When the Last Modernist wins an Oscar, or when the feral becomes a formula, the High Seriousness and Difficulty of the man in black – ‘let us remember,’ says one critic, ‘that in conversation with journalists he cites Adorno, recites Brecht, quotes Godard and alludes to Baudrillard and Jean-Louis Baudry’ – is inlaid with the middling standard of commercial respectability. An ascendant midcult that Dwight MacDonald described in 1960, with its excess of ‘built-in reactions’ and its debauched, mass-made avant-gardism, has become habitual. And yet, the history of almost every taste, and the duration of the feelings or of the ideas attached to it, is ultimately provisional, limited. At some moment, kitsch becomes the vaunted item and the vaunted item becomes kitsch. Greenberg’s general idea is still, I think, correct: ‘Capitalism in decline finds that whatever of quality it is still capable of producing becomes almost invariably a threat to its own existence. Advances in culture, no less than advances in science and industry, corrode the very society under whose aegis they are made possible.’
But the twilight culture that makes Haneke’s films possible will continue only as long as a public believes in the dim presentation of its own potential castrophes, or that there is anything of interest or artistic value to a career that endlessly fields a very limited repertoire of bargain-basement ideas. A new view is needed: the assault is impotent, the wink turns cold, the face becomes a lie.
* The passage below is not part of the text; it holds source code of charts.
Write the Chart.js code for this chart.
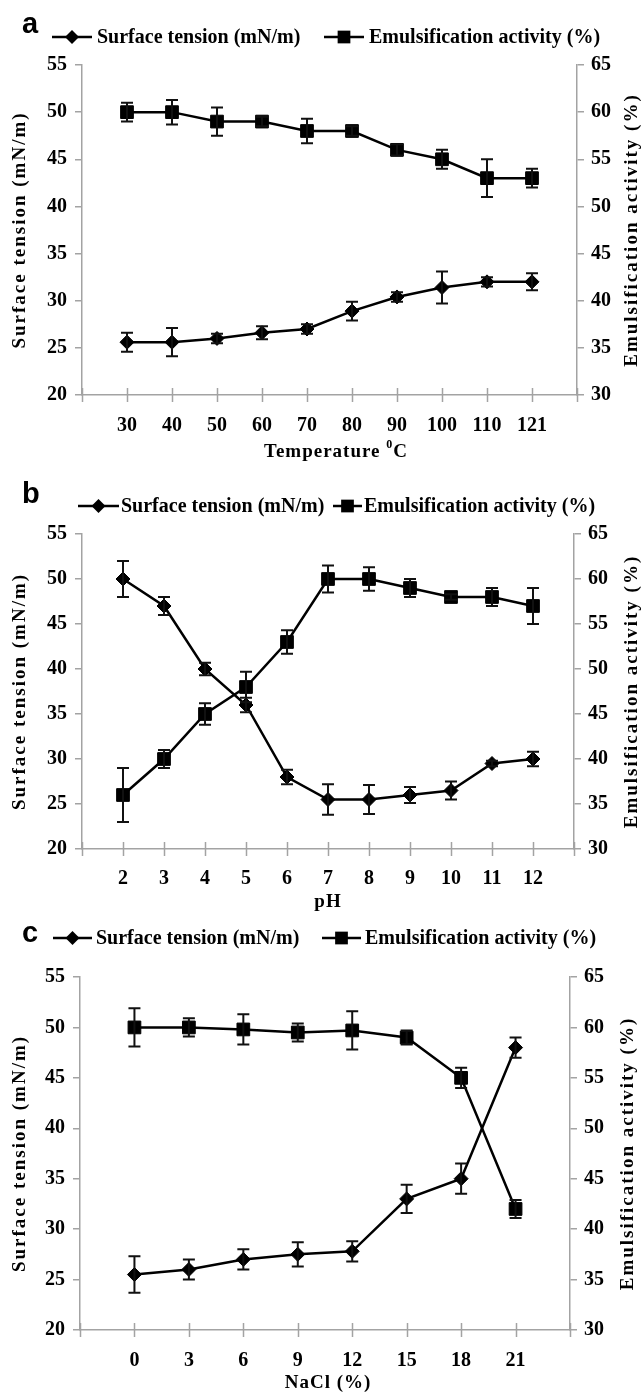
<!DOCTYPE html>
<html>
<head>
<meta charset="utf-8">
<script src="https://cdn.jsdelivr.net/npm/chart.js@4.4.0/dist/chart.umd.min.js"></script>
<style>
body { margin: 0; background: #fff; }
.panel { position: absolute; left: 0; width: 644px; }
canvas { display: block; }
</style>
</head>
<body>
<div class="panel" style="top:0;height:465px"><canvas id="chartA" width="644" height="465"></canvas></div>
<div class="panel" style="top:465px;height:450px"><canvas id="chartB" width="644" height="450"></canvas></div>
<div class="panel" style="top:915px;height:480px"><canvas id="chartC" width="644" height="480"></canvas></div>
<script>
// panel a - temperature
var tempLabels = ['30', '40', '50', '60', '70', '80', '90', '100', '110', '121'];
var tempTension = [25.6, 25.6, 26.0, 26.6, 27.0, 28.9, 30.4, 31.4, 32.0, 32.0];
var tempTensionErr = [1.0, 1.5, 0.5, 0.7, 0.5, 1.0, 0.5, 1.7, 0.5, 0.9];
var tempActivity = [60, 60, 59, 59, 58, 58, 56, 55, 53, 53];
var tempActivityErr = [1.0, 1.3, 1.5, 0.5, 1.3, 0.5, 0.6, 1.0, 2.0, 1.0];

// panel b - pH
var phLabels = ['2', '3', '4', '5', '6', '7', '8', '9', '10', '11', '12'];
var phTension = [50, 47, 40, 36, 28, 25.5, 25.5, 26, 26.5, 29.5, 30];
var phTensionErr = [2.0, 1.0, 0.7, 0.8, 0.8, 1.7, 1.6, 0.9, 1.0, 0.3, 0.8];
var phActivity = [36, 40, 45, 48, 53, 60, 60, 59, 58, 58, 57];
var phActivityErr = [3.0, 1.0, 1.2, 1.7, 1.3, 1.5, 1.3, 1.0, 0.3, 1.0, 2.0];

// panel c - NaCl
var naclLabels = ['0', '3', '6', '9', '12', '15', '18', '21'];
var naclTension = [25.5, 26, 27, 27.5, 27.8, 33, 35, 48];
var naclTensionErr = [1.8, 1.0, 1.0, 1.2, 1.0, 1.4, 1.5, 1.0];
var naclActivity = [60, 60, 59.8, 59.5, 59.7, 59, 55, 42];
var naclActivityErr = [1.9, 0.9, 1.5, 0.9, 1.9, 0.7, 1.0, 0.9];

var tensionTicks = [20, 55, 5];
var activityTicks = [30, 65, 5];

var serif = "'Liberation Serif', 'Times New Roman', serif";
var axisGray = '#a3a3a3';

function drawMarker(ctx, style, x, y, r) {
    ctx.beginPath();
    if (style === 'rectRot') {
        ctx.moveTo(x - r, y);
        ctx.lineTo(x, y - r);
        ctx.lineTo(x + r, y);
        ctx.lineTo(x, y + r);
    } else {
        var s = r * Math.SQRT1_2;
        ctx.rect(x - s, y - s, 2 * s, 2 * s);
    }
    ctx.closePath();
    ctx.fill();
}

var errorBarPlugin = {
    id: 'errorbars',
    afterDatasetsDraw(chart) {
        var ctx = chart.ctx;
        ctx.save();
        ctx.strokeStyle = '#111';
        ctx.lineWidth = 2;
        chart.data.datasets.forEach(function(ds, di) {
            var meta = chart.getDatasetMeta(di);
            var yScale = chart.scales[ds.yAxisID];
            meta.data.forEach(function(pt, i) {
                var err = ds.errors[i];
                if (!err) return;
                var v = ds.data[i].y;
                var top = yScale.getPixelForValue(v + err);
                var bot = yScale.getPixelForValue(v - err);
                ctx.beginPath();
                ctx.moveTo(pt.x, top); ctx.lineTo(pt.x, bot);
                ctx.moveTo(pt.x - 6, top); ctx.lineTo(pt.x + 6, top);
                ctx.moveTo(pt.x - 6, bot); ctx.lineTo(pt.x + 6, bot);
                ctx.stroke();
            });
        });
        ctx.restore();
    }
};

var decorPlugin = {
    id: 'decor',
    afterDraw(chart, args, o) {
        var ctx = chart.ctx;
        var area = chart.chartArea;
        var xs = chart.scales.x;
        ctx.save();

        // x tick marks crossing the axis
        ctx.strokeStyle = axisGray;
        ctx.lineWidth = 1.5;
        for (var i = -1; i <= o.n; i++) {
            var px = Math.round(xs.getPixelForValue(i)) + 0.5;
            ctx.beginPath();
            ctx.moveTo(px, area.bottom - 7);
            ctx.lineTo(px, area.bottom + 7);
            ctx.stroke();
        }

        // panel letter
        ctx.fillStyle = '#000';
        ctx.font = "bold 29px 'Liberation Sans', Arial, sans-serif";
        ctx.textBaseline = 'alphabetic';
        ctx.textAlign = 'left';
        ctx.fillText(o.letter, o.letterX, o.letterY);

        // legend
        ctx.strokeStyle = '#000';
        ctx.lineWidth = 2.5;
        ctx.font = 'bold 20px ' + serif;
        ctx.textBaseline = 'middle';
        o.legend.forEach(function(it) {
            ctx.beginPath();
            ctx.moveTo(it.x1, o.legendY);
            ctx.lineTo(it.x2, o.legendY);
            ctx.stroke();
            drawMarker(ctx, it.style, (it.x1 + it.x2) / 2, o.legendY, it.r);
            ctx.fillText(it.text, it.tx, o.legendY + 1);
        });

        // axis titles
        ctx.font = 'bold 19px ' + serif;
        ctx.letterSpacing = '2px';
        ctx.textAlign = 'center';
        var midY = (area.top + area.bottom) / 2;
        [[o.leftTitleX, 'Surface tension (mN/m)'], [o.rightTitleX, 'Emulsification activity (%)']].forEach(function(t) {
            ctx.save();
            ctx.translate(t[0], midY);
            ctx.rotate(-Math.PI / 2);
            ctx.fillText(t[1], 0, 0);
            ctx.restore();
        });

        // x title, with optional superscript part
        ctx.letterSpacing = '1px';
        ctx.textAlign = 'left';
        var parts = o.xTitle;
        var total = 0;
        parts.forEach(function(p) {
            ctx.font = 'bold ' + (p.sup ? 12 : 19) + 'px ' + serif;
            total += ctx.measureText(p.t).width;
        });
        var cx = o.xTitleX - total / 2;
        parts.forEach(function(p) {
            ctx.font = 'bold ' + (p.sup ? 12 : 19) + 'px ' + serif;
            ctx.fillText(p.t, cx, o.xTitleY + (p.sup ? -7 : 0));
            cx += ctx.measureText(p.t).width;
        });
        ctx.restore();
    }
};

function makeChart(id, labels, tension, tensionErr, activity, activityErr, deco, target, xPad) {
    var n = labels.length;
    var tickFont = { family: serif, size: 20, weight: 'bold' };
    deco.n = n;
    var chart = new Chart(document.getElementById(id), {
        type: 'line',
        data: {
            datasets: [{
                label: 'Surface tension (mN/m)',
                data: tension.map(function(v, i) { return { x: i, y: v }; }),
                errors: tensionErr,
                yAxisID: 'y',
                borderColor: '#000',
                backgroundColor: '#000',
                borderWidth: 2.5,
                pointStyle: 'rectRot',
                pointRadius: 7,
                pointBorderWidth: 1,
                tension: 0
            }, {
                label: 'Emulsification activity (%)',
                data: activity.map(function(v, i) { return { x: i, y: v }; }),
                errors: activityErr,
                yAxisID: 'y1',
                borderColor: '#000',
                backgroundColor: '#000',
                borderWidth: 2.5,
                pointStyle: 'rect',
                pointRadius: 9,
                pointBorderWidth: 1,
                tension: 0
            }]
        },
        options: {
            responsive: false,
            animation: false,
            events: [],
            layout: { padding: { left: 20, right: 30, top: 60, bottom: 60 } },
            plugins: {
                legend: { display: false },
                tooltip: { enabled: false },
                decor: deco
            },
            scales: {
                x: {
                    type: 'linear',
                    min: -1,
                    max: n,
                    grid: { display: false, drawTicks: false },
                    border: { display: true, color: axisGray, width: 1.5 },
                    ticks: {
                        stepSize: 1,
                        autoSkip: false,
                        maxRotation: 0,
                        padding: xPad,
                        color: '#000',
                        font: tickFont,
                        callback: function(v) { return labels[v] !== undefined ? labels[v] : ''; }
                    }
                },
                y: {
                    position: 'left',
                    min: tensionTicks[0],
                    max: tensionTicks[1],
                    grid: { drawOnChartArea: false, tickLength: 7, color: axisGray, lineWidth: 1.5 },
                    border: { color: axisGray, width: 1.5 },
                    ticks: { stepSize: tensionTicks[2], padding: 8, color: '#000', font: tickFont }
                },
                y1: {
                    position: 'right',
                    min: activityTicks[0],
                    max: activityTicks[1],
                    grid: { drawOnChartArea: false, tickLength: 7, color: axisGray, lineWidth: 1.5 },
                    border: { color: axisGray, width: 1.5 },
                    ticks: { stepSize: activityTicks[2], padding: 7, color: '#000', font: tickFont }
                }
            }
        },
        plugins: [errorBarPlugin, decorPlugin]
    });
    // nudge the layout padding so the plot area lands where the figure has it
    for (var k = 0; k < 2; k++) {
        var a = chart.chartArea;
        var p = chart.options.layout.padding;
        p.left += target.left - a.left;
        p.right += a.right - target.right;
        p.top += target.top - a.top;
        p.bottom += a.bottom - target.bottom;
        chart.update();
    }
    return chart;
}

makeChart('chartA', tempLabels, tempTension, tempTensionErr, tempActivity, tempActivityErr, {
    letter: 'a', letterX: 22, letterY: 33,
    legendY: 37,
    legend: [
        { x1: 52, x2: 92, style: 'rectRot', r: 7, text: 'Surface tension (mN/m)', tx: 97 },
        { x1: 324, x2: 364, style: 'rect', r: 9, text: 'Emulsification activity (%)', tx: 369 }
    ],
    leftTitleX: 20, rightTitleX: 632,
    xTitle: [{ t: 'Temperature ' }, { t: '0', sup: true }, { t: 'C' }],
    xTitleX: 336, xTitleY: 452
}, { left: 82, right: 577, top: 65, bottom: 395 }, 19);

makeChart('chartB', phLabels, phTension, phTensionErr, phActivity, phActivityErr, {
    letter: 'b', letterX: 22, letterY: 38,
    legendY: 41,
    legend: [
        { x1: 78, x2: 119, style: 'rectRot', r: 7, text: 'Surface tension (mN/m)', tx: 121 },
        { x1: 333, x2: 362, style: 'rect', r: 9, text: 'Emulsification activity (%)', tx: 364 }
    ],
    leftTitleX: 20, rightTitleX: 632,
    xTitle: [{ t: 'pH' }],
    xTitleX: 328, xTitleY: 437
}, { left: 82, right: 574, top: 69, bottom: 384 }, 18);

makeChart('chartC', naclLabels, naclTension, naclTensionErr, naclActivity, naclActivityErr, {
    letter: 'c', letterX: 22, letterY: 27,
    legendY: 23,
    legend: [
        { x1: 53, x2: 92, style: 'rectRot', r: 7, text: 'Surface tension (mN/m)', tx: 96 },
        { x1: 322, x2: 361, style: 'rect', r: 9, text: 'Emulsification activity (%)', tx: 365 }
    ],
    leftTitleX: 20, rightTitleX: 628,
    xTitle: [{ t: 'NaCl (%)' }],
    xTitleX: 328, xTitleY: 468
}, { left: 80, right: 570, top: 62, bottom: 415 }, 19);
</script>
</body>
</html>
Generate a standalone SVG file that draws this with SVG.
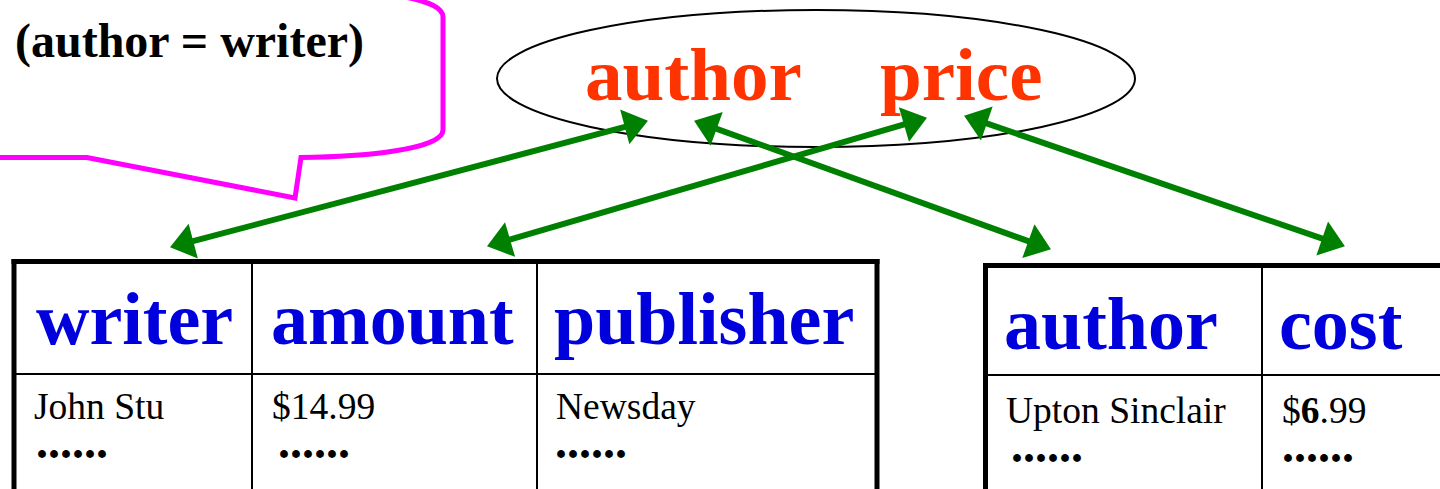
<svg xmlns="http://www.w3.org/2000/svg" width="1440" height="489" viewBox="0 0 1440 489">
<style>
.serif{font-family:"Liberation Serif","Times New Roman",serif}
.hdr{font-family:"Liberation Serif","Times New Roman",serif;font-weight:bold;font-size:74px;fill:#0000dd}
.red{font-family:"Liberation Serif","Times New Roman",serif;font-weight:bold;font-size:75px;fill:#ff3300}
.dat{font-family:"Liberation Serif","Times New Roman",serif;font-size:37.5px;fill:#000}
.dots{font-family:"Liberation Serif","Times New Roman",serif;font-weight:bold;font-size:48px;fill:#000}
.thick{stroke:#000;stroke-width:5;fill:none}
.thin{stroke:#000;stroke-width:2;fill:none}
.arrow{stroke:#008000;stroke-width:6;fill:none;marker-start:url(#ah);marker-end:url(#ah)}
</style>
<defs>
<marker id="ah" markerUnits="userSpaceOnUse" markerWidth="26" markerHeight="38" refX="11" refY="18" orient="auto-start-reverse" overflow="visible">
<path d="M0,0 L24,18 L0,36 z" fill="#008000"/>
</marker>
</defs>
<rect width="1440" height="489" fill="#fff"/>

<g id="callout">
<path d="M0,157.5 L87,157.5 L295,198 L301,157.5 C360,157 443,150 443,130 L443,17 C443,8 430,2 405,-3" fill="none" stroke="#ff00ff" stroke-width="5"/>
<text class="serif" x="15" y="57" font-weight="bold" font-size="48">(author = writer)</text>
</g>

<g id="target-schema">
<ellipse cx="816" cy="78.5" rx="319" ry="68.5" fill="none" stroke="#000" stroke-width="2"/>
<text class="red" x="585" y="100">author</text>
<text class="red" x="880" y="100">price</text>
</g>

<g id="source-table-1">
<line class="thick" x1="11.5" y1="261.5" x2="879.5" y2="261.5"/>
<line class="thick" x1="14" y1="259" x2="14" y2="495"/>
<line class="thick" x1="877" y1="259" x2="877" y2="495"/>
<line class="thin" x1="252" y1="261" x2="252" y2="495"/>
<line class="thin" x1="537" y1="261" x2="537" y2="495"/>
<line class="thin" x1="14" y1="374" x2="877" y2="374"/>
<text class="hdr" x="36" y="344">writer</text>
<text class="hdr" x="271" y="344">amount</text>
<text class="hdr" x="554" y="344">publisher</text>
<text class="dat" x="34" y="419">John Stu</text>
<text class="dat" x="272" y="419">$14.99</text>
<text class="dat" x="556" y="419">Newsday</text>
<text class="dots" x="36" y="458">......</text>
<text class="dots" x="278" y="458">......</text>
<text class="dots" x="555" y="458">......</text>
</g>

<g id="source-table-2">
<line class="thick" x1="983" y1="265.5" x2="1445" y2="265.5"/>
<line class="thick" x1="985.5" y1="263" x2="985.5" y2="495"/>
<line class="thin" x1="1262" y1="265" x2="1262" y2="495"/>
<line class="thin" x1="985" y1="375" x2="1445" y2="375"/>
<text class="hdr" x="1004" y="349">author</text>
<text class="hdr" x="1279" y="349">cost</text>
<text class="dat" x="1006" y="423">Upton Sinclair</text>
<text class="dat" x="1282" y="423">$<tspan font-weight="bold">6</tspan>.99</text>
<text class="dots" x="1011" y="462">......</text>
<text class="dots" x="1282" y="462">......</text>
</g>

<g id="connectors">
<line class="arrow" x1="182.6" y1="243.9" x2="635.4" y2="124.1"/>
<line class="arrow" x1="499.5" y1="242.6" x2="914.5" y2="121.4"/>
<line class="arrow" x1="706.3" y1="125.1" x2="1038.7" y2="244.9"/>
<line class="arrow" x1="976.4" y1="119.9" x2="1332.6" y2="242.1"/>
</g>
</svg>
[1] One recent example from another established filmmaker: the horror of a film like Lars von Trier’s Melancholia is not that Earth is destroyed, but that its destruction could not be forestalled, and that the techniques devised – here, in the guise of science – to monitor the potentially lethal orbit of a mysterious planet are ultimately insufficient, unreliable. Thus, the point is already established well before we learn the fate of the characters, indeed of the entire world.